В обе книги Вл. Сорокиным заложено аллегорическое начало: в период "Возрождения Святой Руси" (державность, "Россия встает с колен" и т. д.) возрождается не страна, а политическая риторика, представляющая собой уродливо эклектическую смесь гламурного с советским. ".. Как только стали мы отгораживаться от чуждого извне, от бесовского изнутри – так и полезли супротивные из всех щелей, аки сколопендрие зловредное. Истинно – великая идея порождает и великое сопротивление".

Вот это "сколопендрие зловредное", то есть те, кто подвергает рефлексии, ставит под сомнение политические решения (а теперь уже и военные действия) нынешней России, с претензией на иронию изображены в известинском "эссе" (14.08.08) писателя совсем иного языка и другого поколения, Анатолия Макарова. Он сравнил вторжение России в Грузию с отпором гитлеровским войскам; впрочем, в тяжелые дни военного конфликта это сравнение стало расхожим пропагандистским штампом, а не писательской находкой. Что же касается оценки анонимных, прямо не названных, но поименованных скопом "либералами", то здесь в ход была пущена убийственная, как, видимо, представляется автору, ирония в духе и стиле газетной риторики поздних 1970-х. Именно в ту эпоху Елена Георгиевна Боннэр могла прочитать о себе грубый пассаж вроде – "Я не знаю, послала ли госпожа Боннер (именно так, с намеренной ошибкой в написании фамилии: искажение фамилий в советских газетных фиоритурах представлялось верхом издевательского шика. – Н. И. ) из американского далека…" (ох это "далеко" – привет из того же времени!). Тоже ведь знаки нашего времени – бывший шестидесятник якобы иронизирует по поводу неких либералов ( госпожа Боннер и другие), которым ни "Известия", ни совокупно федеральные каналы ТВ словечка сказать не дали. Газетный текст Макарова с нестареющими, как оказалось, политическими штампами, легко возрождаемой советской риторикой можно читать как дополнительно иллюстративный по отношению к сорокинскому: "Некоторые экзерсисы и комментарии оживляют мое бедное воображение", "полагаю, что никакая оппозиционность и неприязнь к власти, никакая высокая принципиальность не должна перечеркивать историческую судьбу России". Лексика высокопарная, вроде бы далекая от политического стилька газеты "Завтра" (и пристегнутого к ней "Дня литературы"), но приближается к нему. "Россия с нынешней либеральной точки зрения виновата всегда", – нападает на либералов Ан. Макаров. Товарищ не понимает, что он последним занял очередь духовных приватизаторов темы о "России", что отсюда его метлой погонят те, для которых он, Макаров, в своем антилиберальном гневе все равно навсегда остается чужим. Слишком "интеллигентным".

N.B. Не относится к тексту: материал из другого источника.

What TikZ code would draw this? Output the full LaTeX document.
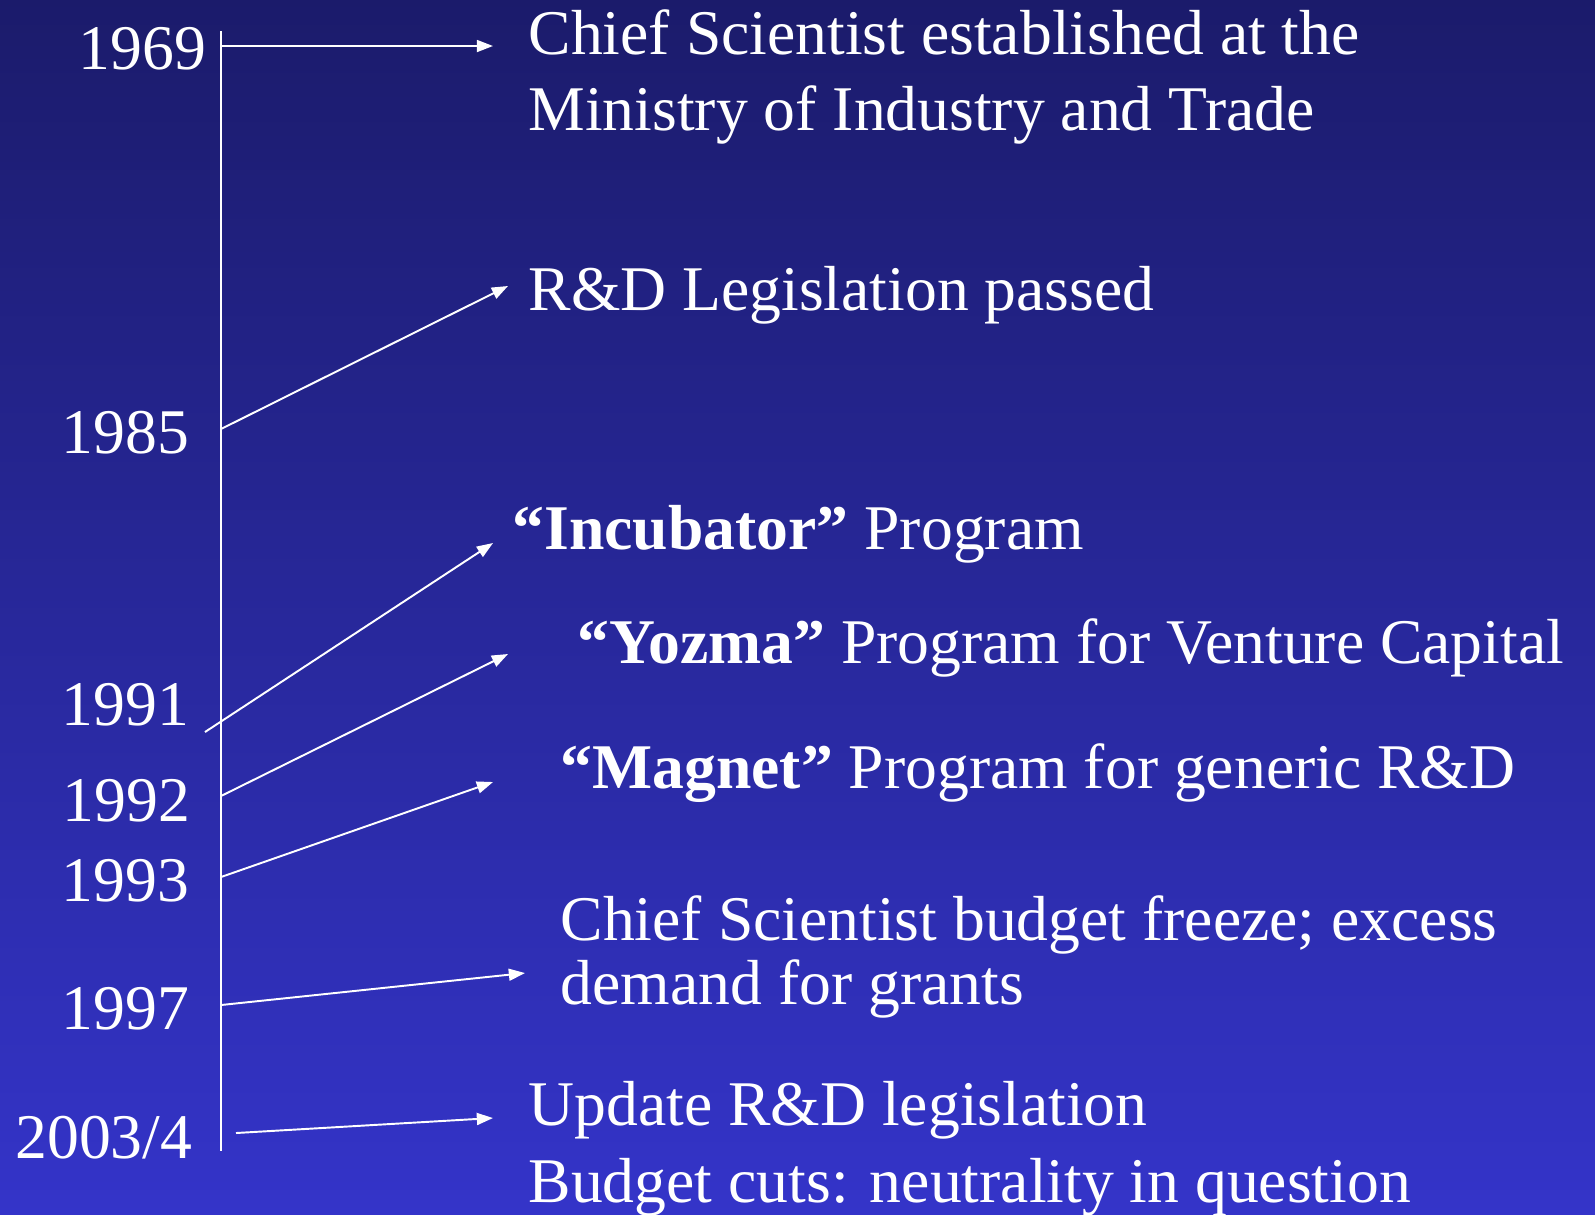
\documentclass[tikz,border=0pt]{standalone}
\usepackage{fontspec}
\setmainfont{Liberation Serif}
\usetikzlibrary{arrows.meta}
\definecolor{slidetop}{RGB}{27,27,107}
\definecolor{slidemid}{RGB}{42,42,168}
\definecolor{slidebot}{RGB}{52,52,201}
\tikzset{
  yr/.style={anchor=base east,inner sep=0pt,text=white,font=\fontsize{18.1}{21}\selectfont},
  ev/.style={anchor=base west,inner sep=0pt,text=white,font=\fontsize{18.1}{21}\selectfont},
  tl/.style={white,line width=0.55pt},
  ptr/.style={white,line width=0.55pt,-{Triangle[length=4.6pt,width=3.4pt]}}
}
\begin{document}
\begin{tikzpicture}[x=0.01cm,y=-0.01cm]
% background
\shade[top color=slidetop,middle color=slidemid,bottom color=slidebot] (0,0) rectangle (1595,1214);
\useasboundingbox (0,0) rectangle (1595,1214);
% time axis
\coordinate (axtop) at (221,31);
\coordinate (axbot) at (221,1151);
\draw[tl] (axtop) -- (axbot);
% years
\node[yr] (y69) at (207,69) {1969};
\node[yr] (y85) at (190,453) {1985};
\node[yr] (y91) at (190,725) {1991};
\node[yr] (y92) at (191,821) {1992};
\node[yr] (y93) at (190,901) {1993};
\node[yr] (y97) at (190,1029) {1997};
\node[yr] (y03) at (193,1158) {2003/4};
% events
\node[ev] (e69a) at (528,54) {Chief Scientist established at the};
\node[ev] (e69b) at (528,130) {Ministry of Industry and Trade};
\node[ev] (e85) at (528,310) {R\&D Legislation passed};
\node[ev] (e91) at (512,549) {\textbf{“Incubator”} Program};
\node[ev] (e92) at (577,663) {\textbf{“Yozma”} Program for Venture Capital};
\node[ev] (e93) at (560,788) {\textbf{“Magnet”} Program for generic R\&D};
\node[ev] (e97a) at (560,940) {Chief Scientist budget freeze; excess};
\node[ev] (e97b) at (560,1004) {demand for grants};
\node[ev] (e03a) at (528,1125) {Update R\&D legislation};
\node[ev] (e03b) at (528,1202) {Budget cuts: neutrality in question};
% arrow ends
\coordinate (s69) at (221,46);   \coordinate (t69) at (493,46);
\coordinate (s85) at (221,429);  \coordinate (t85) at (508,286);
\coordinate (s91) at (205,732);  \coordinate (t91) at (493,543);
\coordinate (s92) at (221,796);  \coordinate (t92) at (508,654);
\coordinate (s93) at (221,877);  \coordinate (t93) at (493,782);
\coordinate (s97) at (221,1005); \coordinate (t97) at (525,973);
\coordinate (s03) at (236,1133); \coordinate (t03) at (493,1118);
\foreach \k in {69,85,91,92,93,97,03}
  \draw[ptr] (s\k) -- (t\k);
\end{tikzpicture}
\end{document}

Свое – вот оно, покрепче выраженное! "Нас война с тобой оставила, / Чтоб могли мы долюбить… / А за Родину, за Сталина / Нас еще должны убить"; вспоминается выразительный телекадр августовских событий – бетонный Сталин на фоне разбитого Гори. Этот кадр существует как документ времени на фоне другого документа: запущенного на телеканале "Россия" голосования по проекту "Имя России", где тот же Сталин в голосовании набрал более пятидесяти процентов. Это уже диагноз. Диагноз заболевания, на которое поработали и "прозревшие" либералы. Есть среди них и писатели.

6

Время других жанров… Или, может быть, – другого нарратива? Например, явная тенденция – это обновление и возрождение сегодня казалось бы совсем утраченного жанра поэмы. Назову – из "злободневных" текстов последнего года – три: "Лиро-эпическую поэму" Тимура Кибирова, "Балтийский дневник" Елены Фанайловой и "Вторую прозу" Марии Степановой.